Frequently Asked Questions
Q. How old do I have to be to apply for an apprentice falconry license?
A. The minimum age is 12.
Q. What kind of bird am I allowed to have as an apprentice?
A. Federal and state law limits you to a red-tailed hawk, red-shouldered hawk, or the American kestrel. All (except the kestrel) must be trapped as a passage (immature bird).
Q. How many raptors can I have?
A. As an apprentice falconer, you are only allowed to possess one raptor at a time. If you lose this raptor, you can only replace it once per season. A general class falconer may possess two raptors, a master class falconer, three.
Q. What kind of hunting license do I have to have?
A. You have to purchase a Sportsman's license.
Q. What is the best choice of raptor for an apprentice?

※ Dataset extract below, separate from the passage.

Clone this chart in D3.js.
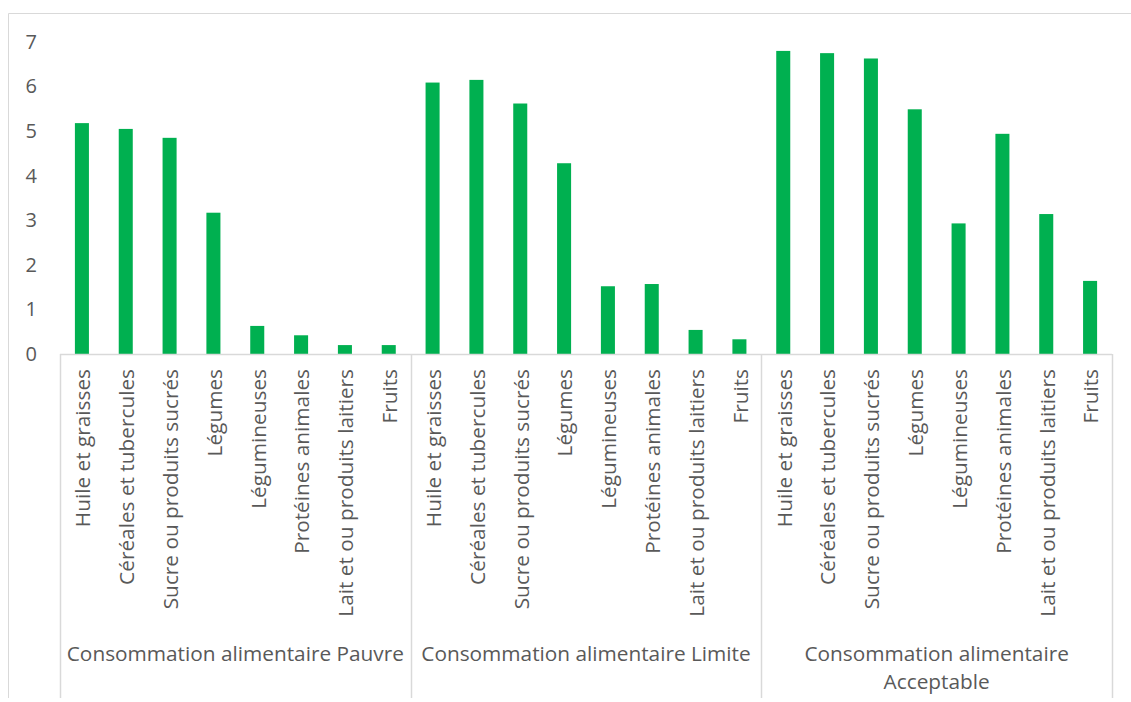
<!DOCTYPE html>
<html><head><meta charset="utf-8">
<script src="https://cdn.jsdelivr.net/npm/d3@7"></script>
<style>body{margin:0;background:#fff}svg{display:block}text{font-family:"Open Sans",sans-serif;fill:#595959}</style>
</head><body><svg id="c" width="1131" height="702"></svg>
<script>
const groups = ["Consommation alimentaire Pauvre", "Consommation alimentaire Limite", "Consommation alimentaire Acceptable"];
const groupLines = [["Consommation alimentaire Pauvre"], ["Consommation alimentaire Limite"], ["Consommation alimentaire", "Acceptable"]];
const items = ["Huile et graisses", "Céréales et tubercules", "Sucre ou produits sucrés", "Légumes", "Légumineuses", "Protéines animales", "Lait et ou produits laitiers", "Fruits"];
const valuesPauvre = [5.18, 5.05, 4.85, 3.17, 0.63, 0.42, 0.2, 0.2];
const valuesLimite = [6.09, 6.15, 5.62, 4.28, 1.52, 1.57, 0.54, 0.33];
const valuesAcceptable = [6.80, 6.75, 6.63, 5.49, 2.93, 4.94, 3.14, 1.64];
const yTicks = [0, 1, 2, 3, 4, 5, 6, 7];

const allValues = [valuesPauvre, valuesLimite, valuesAcceptable];
const data = [];
groups.forEach((g, gi) => items.forEach((it, ii) => data.push({key: gi + "|" + ii, group: g, gi, item: it, value: allValues[gi][ii]})));

const svg = d3.select("#c");
const pLeft = 60, pRight = 1112, pTop = 42, pBottom = 354, sepBottom = 698;
const x = d3.scaleBand().domain(data.map(d => d.key)).range([pLeft, pRight]).paddingInner(0.68).paddingOuter(0.34);
const y = d3.scaleLinear().domain([0, 7]).range([pBottom, pTop]);
const gx = d3.scaleBand().domain(groups).range([pLeft, pRight]);
const grid = "#d9d9d9";

// outer frame
svg.append("path").attr("d", `M8.5,${sepBottom} V13.5 H1131`).attr("fill", "none").attr("stroke", grid).attr("stroke-width", 1);

// bars
svg.append("g").selectAll("rect").data(data).join("rect")
  .attr("x", d => x(d.key)).attr("width", x.bandwidth())
  .attr("y", d => y(d.value)).attr("height", d => y(0) - y(d.value))
  .attr("fill", "#00B050");

// y axis labels
const ya = svg.append("g").attr("transform", `translate(${pLeft},0)`)
  .call(d3.axisLeft(y).tickValues(yTicks).tickSize(0).tickPadding(23).tickFormat(d3.format("d")));
ya.select(".domain").remove();
ya.selectAll("text").style("font-size", "20px").attr("fill", "#595959").style("font-family", '"Open Sans",sans-serif');

// x axis line
svg.append("line").attr("x1", pLeft).attr("x2", pRight).attr("y1", pBottom + 0.5).attr("y2", pBottom + 0.5).attr("stroke", grid).attr("stroke-width", 1.5);
// separators
const seps = [pLeft, ...groups.map(g => gx(g) + gx.bandwidth())];
svg.append("g").selectAll("line").data(seps).join("line")
  .attr("x1", d => Math.round(d) + 0.5).attr("x2", d => Math.round(d) + 0.5)
  .attr("y1", pBottom).attr("y2", sepBottom).attr("stroke", grid).attr("stroke-width", 1.5);

// category labels
svg.append("g").selectAll("text").data(data).join("text")
  .attr("transform", d => `translate(${x(d.key) + x.bandwidth() / 2 + 1},369) rotate(-90)`)
  .attr("text-anchor", "end").attr("dy", "0.35em").style("font-size", "20.8px")
  .text(d => d.item);

// group labels
const gl = svg.append("g").selectAll("text").data(groups).join("text")
  .attr("x", g => gx(g) + gx.bandwidth() / 2).attr("y", 661)
  .attr("text-anchor", "middle").style("font-size", "20.8px");
gl.each(function(g, i) {
  d3.select(this).selectAll("tspan").data(groupLines[i]).join("tspan")
    .attr("x", gx(g) + gx.bandwidth() / 2).attr("dy", (d, j) => j ? 28 : 0).text(d => d);
});
</script></body></html>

A. A good bird to start with is the red-tailed hawk. It is the best choice for the apprentice falconer that has access to land that holds cottontails and/or squirrels. Even waterfowl and upland game birds can be taken by this versatile species. Kestrels should be left to the more experienced falconer.

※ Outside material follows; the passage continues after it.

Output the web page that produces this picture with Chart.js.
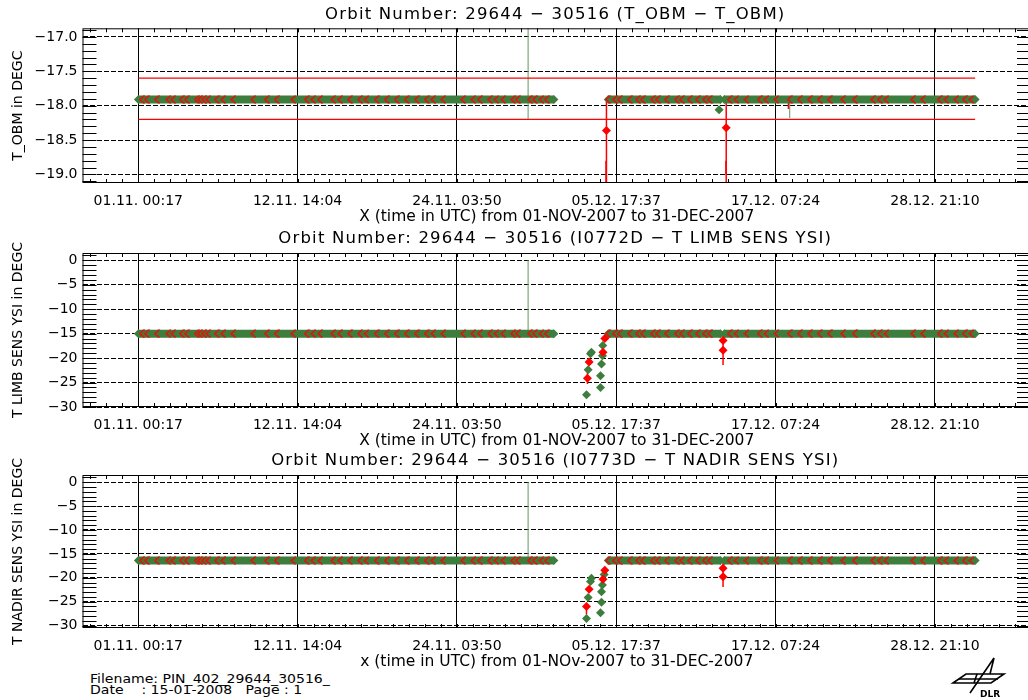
<!DOCTYPE html>
<html lang="en">
<head>
<meta charset="UTF-8">
<title>Orbit Number: 29644 - 30516</title>
<script src="https://cdn.jsdelivr.net/npm/chart.js@4"></script>
<style>
  body { margin: 0; width: 1028px; height: 700px; overflow: hidden; background: #fff; position: relative; font-family: 'DejaVu Sans', sans-serif; }
  .panel { position: absolute; left: 0; width: 1036px; }
  #p1 { top: 0; height: 225px; }
  #p2 { top: 225px; height: 224px; }
  #p3 { top: 449px; height: 221px; }
  .footer { position: absolute; left: 90px; top: 674px; font-size: 12px; line-height: 11px; white-space: pre; color: #000; transform-origin: 0 0; transform: scaleX(1.17); }
  #logo { position: absolute; left: 950px; top: 655px; }
</style>
</head>
<body>
<div class="panel" id="p1"><canvas id="c1"></canvas></div>
<div class="panel" id="p2"><canvas id="c2"></canvas></div>
<div class="panel" id="p3"><canvas id="c3"></canvas></div>
<div class="footer">Filename: PIN_402_29644_30516_
Date    : 15-01-2008   Page : 1</div>
<svg id="logo" width="58" height="44" viewBox="0 0 58 44">
  <g fill="none" stroke="#000" stroke-width="1.6">
    <polygon points="3,28 16,19 54,19 41,28"/>
    <line x1="9" y1="24" x2="48" y2="24"/>
    <polyline points="20,38 44,3 40,19"/>
    <line x1="27" y1="19" x2="24" y2="28"/>
  </g>
  <text x="30" y="42" font-family="DejaVu Sans" font-weight="bold" font-size="9">DLR</text>
</svg>

<script>
// x axis in days since 01-NOV-2007 00:00 UTC
const xTickDays = [0.0118, 11.586, 23.160, 34.734, 46.308, 57.882];
const xTickLabels = ['01.11. 00:17', '12.11. 14:04', '24.11. 03:50', '05.12. 17:37', '17.12. 07:24', '28.12. 21:10'];
const xRange = [-4.04, 64.86];

// continuous runs of orbit data (green band), same orbits in every plot
const bandStart = [0.02, 34.15, 42.58];
const bandEnd = [30.20, 42.30, 60.80];
const obmBand = [-17.91, -17.91, -17.91];
const limbBand = [-15.0, -15.0, -15.0];
const nadirBand = [-16.4, -16.4, -16.4];

// red marks sitting on the band
const redMarkDays = [0.26, 0.62, 1.35, 2.19, 2.55, 3.16, 3.53, 4.25, 4.49, 4.78, 5.09, 5.70, 6.18, 6.91,
  8.36, 9.34, 10.06, 11.27, 12.24, 12.72, 13.21, 14.17, 14.66, 15.38, 16.11, 16.59, 17.32, 18.05,
  18.77, 19.50, 20.23, 20.95, 21.43, 22.16, 23.61, 24.34, 24.82, 25.55, 26.03, 26.52, 27.24, 27.58,
  28.45, 28.81, 29.30, 29.67, 34.12, 34.62, 34.98, 35.71, 36.30, 36.66, 37.39, 37.75, 38.40, 39.13,
  39.50, 40.07, 40.65, 41.16, 41.52, 42.97, 43.46, 44.19, 45.15, 45.64, 46.37, 47.33, 48.06, 48.79,
  49.51, 50.24, 51.21, 52.05, 53.38, 53.87, 54.35, 56.29, 57.01, 58.22, 58.71, 59.43, 60.04, 60.53];

// T_OBM
const obmTicks = [-19.0, -18.5, -18.0, -17.5, -17.0];
const obmRange = [-19.125, -16.875];
const obmLimits = [-17.6, -18.2];
const limitSpan = [0.02, 60.80];
const obmGreenDays = [42.20];
const obmGreenVals = [-18.06];
const obmRedDays = [34.02, 42.72];
const obmRedVals = [-18.36, -18.32];
const obmGreenBarDays = [28.33, 47.33];
const obmGreenBarLo = [-18.20, -18.18];
const obmGreenBarHi = [-16.0, -17.91];
const obmRedBarDays = [33.99, 34.02, 42.70, 42.72, 47.24];
const obmRedBarLo = [-26.0, -19.4, -19.0, -20.0, -18.05];
const obmRedBarHi = [-18.8, -17.91, -18.8, -17.91, -17.91];

// T LIMB SENS YSI
const sensTicks = [-30, -25, -20, -15, -10, -5, 0];
const limbRange = [-30, 1.5];
const limbGreenDays = [32.57, 32.69, 32.86, 32.93, 33.59, 33.59, 33.66, 33.73, 33.75];
const limbGreenVals = [-27.5, -22.4, -19.1, -18.8, -26.0, -23.6, -21.2, -19.5, -17.4];
const limbRedDays = [32.64, 32.76, 33.77, 33.90, 42.49, 42.49];
const limbRedVals = [-24.1, -20.8, -18.8, -16.0, -18.4, -16.4];
const limbGreenBarDays = [28.33];
const limbGreenBarLo = [-15.0];
const limbGreenBarHi = [0.0];
const limbRedBarDays = [32.64, 42.49];
const limbRedBarLo = [-25.3, -21.4];
const limbRedBarHi = [-23.0, -15.0];

// T NADIR SENS YSI
const nadirRange = [-30.5, 1.5];
const nadirGreenDays = [32.57, 32.69, 32.86, 32.93, 33.59, 33.66, 33.66, 33.73, 33.85];
const nadirGreenVals = [-28.5, -24.1, -20.8, -20.1, -27.3, -25.1, -22.9, -21.5, -19.3];
const nadirRedDays = [32.57, 32.76, 33.77, 33.90, 42.49, 42.49];
const nadirRedVals = [-26.0, -22.4, -20.3, -18.4, -19.8, -18.0];
const nadirGreenBarDays = [28.33];
const nadirGreenBarLo = [-16.4];
const nadirGreenBarHi = [0.0];
const nadirRedBarDays = [32.57, 42.49];
const nadirRedBarLo = [-27.7, -21.9];
const nadirRedBarHi = [-25.2, -16.4];

const GREEN = '#3d7d3d';
const LIGHTGREEN = '#7aa87a';
const RED = '#ff0000';
const FONT = 'DejaVu Sans';

// red "<" mark used on the band
const chevron = document.createElement('canvas');
chevron.width = 6; chevron.height = 9;
(function () {
    const c = chevron.getContext('2d');
    c.strokeStyle = RED; c.lineWidth = 1.4;
    c.beginPath(); c.moveTo(5.5, 0.5); c.lineTo(1, 4.5); c.lineTo(5.5, 8.5); c.stroke();
})();

function pts(days, vals) {
    return days.map((d, i) => ({x: d, y: vals[i]}));
}
function bandPts(level) {
    const out = [];
    bandStart.forEach((s, i) => {
        out.push({x: s, y: level[i]}, {x: bandEnd[i], y: level[i]}, {x: bandEnd[i], y: null});
    });
    return out;
}
function levelAt(day, level) {
    for (let i = 0; i < bandStart.length; i++) {
        if (day >= bandStart[i] - 0.3 && day <= bandEnd[i] + 0.3) return level[i];
    }
    return level[0];
}
function fmt(v, dec) {
    if (v === 0) return '0';
    return (v < 0 ? '\u2212' : '') + Math.abs(v).toFixed(dec);
}

function makePanel(id, p) {
    const idl = {
        id: 'idl' + id,
        beforeDatasetsDraw(chart) {
            const {ctx, chartArea: a, scales: {x, y}} = chart;
            ctx.save();
            ctx.setLineDash([]);
            ctx.beginPath(); ctx.rect(a.left, a.top, a.width, a.height); ctx.clip();
            p.bars.forEach(b => {
                ctx.strokeStyle = b.color; ctx.lineWidth = b.width;
                b.days.forEach((d, i) => {
                    const px = x.getPixelForValue(d);
                    ctx.beginPath();
                    ctx.moveTo(px, y.getPixelForValue(b.lo[i]));
                    ctx.lineTo(px, y.getPixelForValue(b.hi[i]));
                    ctx.stroke();
                });
            });
            ctx.restore();
        },
        afterDraw(chart) {
            const {ctx, chartArea: a, scales: {x, y}} = chart;
            ctx.save();
            ctx.setLineDash([]);
            ctx.strokeStyle = '#000'; ctx.lineWidth = 1;
            ctx.strokeRect(a.left + 0.5, a.top + 0.5, a.width - 1, a.height - 1);
            // minor ticks along x (top and bottom)
            const xs = (xTickDays[1] - xTickDays[0]) / 10;
            let d = xTickDays[0];
            while (d - xs > x.min) d -= xs;
            ctx.beginPath();
            for (; d <= x.max; d += xs) {
                const px = Math.round(x.getPixelForValue(d)) + 0.5;
                ctx.moveTo(px, a.top); ctx.lineTo(px, a.top + 4);
                ctx.moveTo(px, a.bottom); ctx.lineTo(px, a.bottom - 4);
            }
            ctx.stroke();
            // minor ticks along y (left and right)
            let v = p.yTicks[0];
            while (v - p.yMinor > y.min) v -= p.yMinor;
            ctx.beginPath();
            for (; v <= y.max + 1e-9; v += p.yMinor) {
                const py = Math.round(y.getPixelForValue(v)) + 0.5;
                ctx.moveTo(a.left, py); ctx.lineTo(a.left + 14, py);
                ctx.moveTo(a.right, py); ctx.lineTo(a.right - 14, py);
            }
            ctx.stroke();
            // plot title
            ctx.fillStyle = '#000';
            ctx.font = '16.5px "' + FONT + '"';
            ctx.letterSpacing = '1.2px';
            ctx.textAlign = 'center';
            ctx.textBaseline = 'middle';
            ctx.fillText(p.title, (a.left + 1028) / 2, a.top - 14);
            ctx.restore();
        }
    };

    new Chart(document.getElementById(id), {
        type: 'scatter',
        data: {
            datasets: [
                {
                    data: pts(p.redDays, p.redVals),
                    pointStyle: 'rectRot', pointRadius: 4.5,
                    backgroundColor: RED, borderColor: RED, borderWidth: 0, order: 0
                },
                {
                    data: redMarkDays.map(dd => ({x: dd, y: levelAt(dd, p.band)})),
                    pointStyle: chevron, pointRadius: 4, order: 1
                },
                {
                    data: pts(p.greenDays, p.greenVals),
                    pointStyle: 'rectRot', pointRadius: 4.5,
                    backgroundColor: GREEN, borderColor: GREEN, borderWidth: 0, order: 2
                },
                {
                    data: bandPts(p.band), showLine: true, spanGaps: false,
                    borderColor: GREEN, borderWidth: 8, borderCapStyle: 'butt',
                    pointStyle: 'rectRot', pointRadius: 4.5,
                    backgroundColor: GREEN, pointBorderWidth: 0, order: 3
                },
                ...p.limits.map(l => ({
                    data: [{x: limitSpan[0], y: l}, {x: limitSpan[1], y: l}], showLine: true,
                    borderColor: RED, borderWidth: 1.2, pointRadius: 0, order: 4
                }))
            ]
        },
        options: {
            responsive: true,
            maintainAspectRatio: false,
            animation: false,
            events: [],
            layout: { padding: { top: p.padTop, left: 0, right: 1, bottom: 0 } },
            plugins: { legend: { display: false }, tooltip: { enabled: false } },
            scales: {
                x: {
                    type: 'linear', min: xRange[0], max: xRange[1],
                    afterBuildTicks: s => { s.ticks = xTickDays.map(t => ({value: t})); },
                    afterFit: s => { s.height = 42; },
                    grid: { color: '#000', lineWidth: 1, drawTicks: false },
                    border: { display: false },
                    ticks: {
                        autoSkip: false, maxRotation: 0, padding: 10, color: '#000',
                        font: { family: FONT, size: 14 },
                        callback: (val, i) => xTickLabels[i]
                    },
                    title: {
                        display: true, text: p.xTitle, color: '#000',
                        font: { family: FONT, size: 15.5, lineHeight: 1.0 }, padding: { top: 0, bottom: 0 }
                    }
                },
                y: {
                    type: 'linear', min: p.yRange[0], max: p.yRange[1],
                    afterBuildTicks: s => { s.ticks = p.yTicks.map(t => ({value: t})); },
                    afterFit: s => { s.width = 82.5; },
                    grid: { color: '#000', lineWidth: 1, drawTicks: false },
                    border: { display: false, dash: [5, 2] },
                    ticks: {
                        padding: 5, color: '#000',
                        font: { family: FONT, size: 14 },
                        callback: val => fmt(val, p.yDec)
                    },
                    title: {
                        display: true, text: p.yTitle, color: '#000',
                        font: { family: FONT, size: 14 }, padding: { top: 10, bottom: 0 }
                    }
                }
            }
        },
        plugins: [idl]
    });
}

makePanel('c1', {
    title: 'Orbit Number: 29644 \u2212 30516 (T_OBM \u2212 T_OBM)',
    xTitle: 'X (time in UTC) from 01-NOV-2007 to 31-DEC-2007',
    yTitle: 'T_OBM in DEGC',
    padTop: 28.3,
    yRange: obmRange, yTicks: obmTicks, yMinor: 0.1, yDec: 1,
    band: obmBand, limits: obmLimits,
    greenDays: obmGreenDays, greenVals: obmGreenVals,
    redDays: obmRedDays, redVals: obmRedVals,
    bars: [
        { days: obmGreenBarDays, lo: obmGreenBarLo, hi: obmGreenBarHi, color: LIGHTGREEN, width: 1.2 },
        { days: obmRedBarDays, lo: obmRedBarLo, hi: obmRedBarHi, color: RED, width: 1.5 }
    ]
});

makePanel('c2', {
    title: 'Orbit Number: 29644 \u2212 30516 (I0772D \u2212 T LIMB SENS YSI)',
    xTitle: 'X (time in UTC) from 01-NOV-2007 to 31-DEC-2007',
    yTitle: 'T LIMB SENS YSI in DEGC',
    padTop: 28,
    yRange: limbRange, yTicks: sensTicks, yMinor: 1, yDec: 0,
    band: limbBand, limits: [],
    greenDays: limbGreenDays, greenVals: limbGreenVals,
    redDays: limbRedDays, redVals: limbRedVals,
    bars: [
        { days: limbGreenBarDays, lo: limbGreenBarLo, hi: limbGreenBarHi, color: LIGHTGREEN, width: 1.2 },
        { days: limbRedBarDays, lo: limbRedBarLo, hi: limbRedBarHi, color: RED, width: 1.5 }
    ]
});

makePanel('c3', {
    title: 'Orbit Number: 29644 \u2212 30516 (I0773D \u2212 T NADIR SENS YSI)',
    xTitle: 'x (time in UTC) from 01-NOv-2007 to 31-DEC-2007',
    yTitle: 'T NADIR SENS YSI in DEGC',
    padTop: 26,
    yRange: nadirRange, yTicks: sensTicks, yMinor: 1, yDec: 0,
    band: nadirBand, limits: [],
    greenDays: nadirGreenDays, greenVals: nadirGreenVals,
    redDays: nadirRedDays, redVals: nadirRedVals,
    bars: [
        { days: nadirGreenBarDays, lo: nadirGreenBarLo, hi: nadirGreenBarHi, color: LIGHTGREEN, width: 1.2 },
        { days: nadirRedBarDays, lo: nadirRedBarLo, hi: nadirRedBarHi, color: RED, width: 1.5 }
    ]
});
</script>
</body>
</html>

Q. What steps do I need to take to become an apprentice falconer?
A. First, find a sponsor. Sponsors are falconers of either Master or General class. Contact the MDWFP and we will try to assist you in contacting one. Second, take and pass your falconry exam. Next, have your facilities and equipment inspected. Finally, get your permit, trap a bird, and start your two-year apprenticeship.

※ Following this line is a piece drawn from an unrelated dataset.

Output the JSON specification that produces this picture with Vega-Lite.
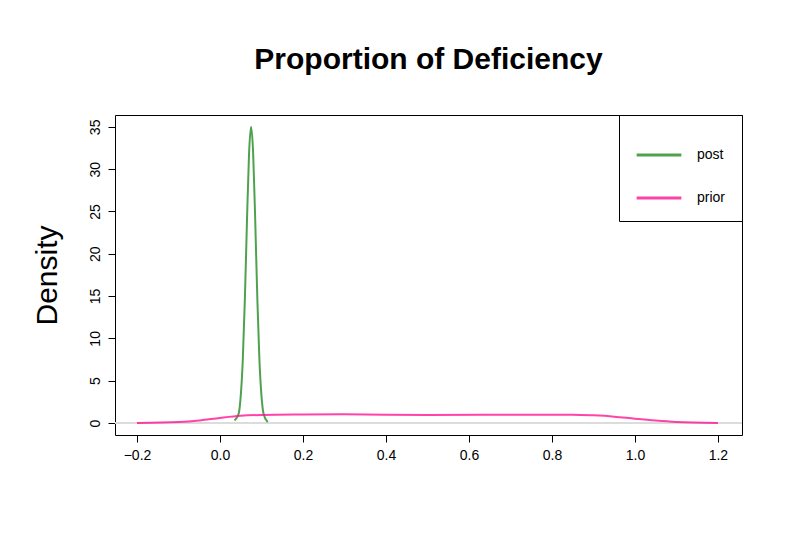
{
  "$schema": "https://vega.github.io/schema/vega-lite/v6.json",
  "autosize": {"type": "none"},
  "width": 627,
  "height": 320,
  "padding": {"left": 115, "top": 115, "right": 58, "bottom": 115},
  "background": "white",
  "title": {"text": "Proportion of Deficiency", "fontSize": 30, "font": "Liberation Sans", "fontWeight": "bold", "color": "black", "offset": 40, "anchor": "middle"},
  "config": {
    "view": {"stroke": "black", "strokeWidth": 1},
    "font": "Liberation Sans",
    "axis": {"domain": false, "grid": false, "tickColor": "black", "tickSize": 7, "labelFontSize": 14, "labelColor": "black", "labelPadding": 6}
  },
  "data": {"values": [
    {"x": 0.035, "d": 0.3, "s": "post"},
    {"x": 0.045, "d": 1.1, "s": "post"},
    {"x": 0.05, "d": 3.2, "s": "post"},
    {"x": 0.055, "d": 7.5, "s": "post"},
    {"x": 0.06, "d": 14.7, "s": "post"},
    {"x": 0.065, "d": 23.8, "s": "post"},
    {"x": 0.07, "d": 31.8, "s": "post"},
    {"x": 0.075, "d": 35, "s": "post"},
    {"x": 0.08, "d": 31.8, "s": "post"},
    {"x": 0.085, "d": 23.8, "s": "post"},
    {"x": 0.09, "d": 14.7, "s": "post"},
    {"x": 0.095, "d": 7.5, "s": "post"},
    {"x": 0.1, "d": 3.2, "s": "post"},
    {"x": 0.105, "d": 1.1, "s": "post"},
    {"x": 0.115, "d": 0.1, "s": "post"},
    {"x": -0.2, "d": 0.01, "s": "prior"},
    {"x": -0.1, "d": 0.12, "s": "prior"},
    {"x": -0.05, "d": 0.3, "s": "prior"},
    {"x": 0.0, "d": 0.6, "s": "prior"},
    {"x": 0.05, "d": 0.85, "s": "prior"},
    {"x": 0.1, "d": 0.95, "s": "prior"},
    {"x": 0.2, "d": 1.0, "s": "prior"},
    {"x": 0.3, "d": 1.02, "s": "prior"},
    {"x": 0.5, "d": 0.95, "s": "prior"},
    {"x": 0.7, "d": 0.98, "s": "prior"},
    {"x": 0.85, "d": 0.98, "s": "prior"},
    {"x": 0.9, "d": 0.9, "s": "prior"},
    {"x": 0.95, "d": 0.75, "s": "prior"},
    {"x": 1.0, "d": 0.5, "s": "prior"},
    {"x": 1.05, "d": 0.28, "s": "prior"},
    {"x": 1.1, "d": 0.12, "s": "prior"},
    {"x": 1.2, "d": 0.01, "s": "prior"}
  ]},
  "layer": [
    {
      "mark": {"type": "rule", "color": "#dddddd"},
      "encoding": {"y": {"datum": 0, "type": "quantitative"}}
    },
    {
      "mark": {"type": "line", "strokeWidth": 2, "opacity": 0.8, "interpolate": "monotone"},
      "encoding": {
        "x": {"field": "x", "type": "quantitative", "title": null,
          "scale": {"domain": [-0.253, 1.258], "nice": false, "zero": false},
          "axis": {"values": [-0.2, 0, 0.2, 0.4, 0.6, 0.8, 1.0, 1.2], "format": ".1f"}},
        "y": {"field": "d", "type": "quantitative", "title": "Density",
          "scale": {"domain": [-1.42, 36.4], "nice": false, "zero": false},
          "axis": {"values": [0, 5, 10, 15, 20, 25, 30, 35], "labelAngle": -90, "labelAlign": "center", "labelBaseline": "bottom", "titleFontSize": 30, "titleFontWeight": "normal", "titleColor": "black", "titlePadding": 26}},
        "color": {"field": "s", "type": "nominal",
          "scale": {"domain": ["post", "prior"], "range": ["#228b22", "#ff1493"]},
          "legend": {"title": null, "orient": "top-right", "offset": 0, "strokeColor": "black", "fillColor": "white", "padding": 16, "symbolType": "stroke", "symbolSize": 2000, "symbolStrokeWidth": 3, "labelFontSize": 14, "labelColor": "black", "rowPadding": 12, "labelOffset": 14}},
        "detail": {"field": "s"}
      }
    }
  ]
}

Q. How do I find a sponsor?
A. First and foremost, find a way to spend time with other falconers. For some, this is easier than for others. It depends on your location and personality. Falconers are spread thin everywhere in the contiguous lower 48 states, so if you live in an outer-lying area, you might have to do some driving. Please understand, YOU have to take the initiative. Spend an entire season flushing game for current falconers. Study how they handle and manage their birds. Show them that you are a serious student of falconry and you want to learn more. If you will do this for an entire hunting season, you will likely have a sponsor. Friendship first, sponsorship second.
Q. How long is an apprenticeship?
A. You can apply for your general class falconry license after completing two, four-month-long hunting seasons, or basically two years.
Q. What books do you recommend I read?
A. The best book for pre-apprentices is: North American Falconry and Hunting Hawks by Hal Webster and Frank Beebe. After reading that, a few other good books to have are: Buteos and Bushytails by Gary Brewer, The Red-Tailed Hawk - A complete guide to training and hunting North America's most versatile game hawk by Liam McGranaghan, The Falconer's Apprentice - A Guide to Training the Red-Tailed Hawk by William Oakes, and Falconry Equipment by Bryan A Kimsey and Jim Hodge. Check out our literature link.
Q. What should I study for my test?
A. In addition to the books above, your mentor and the falconry coordinator can help provide you with additional study materials.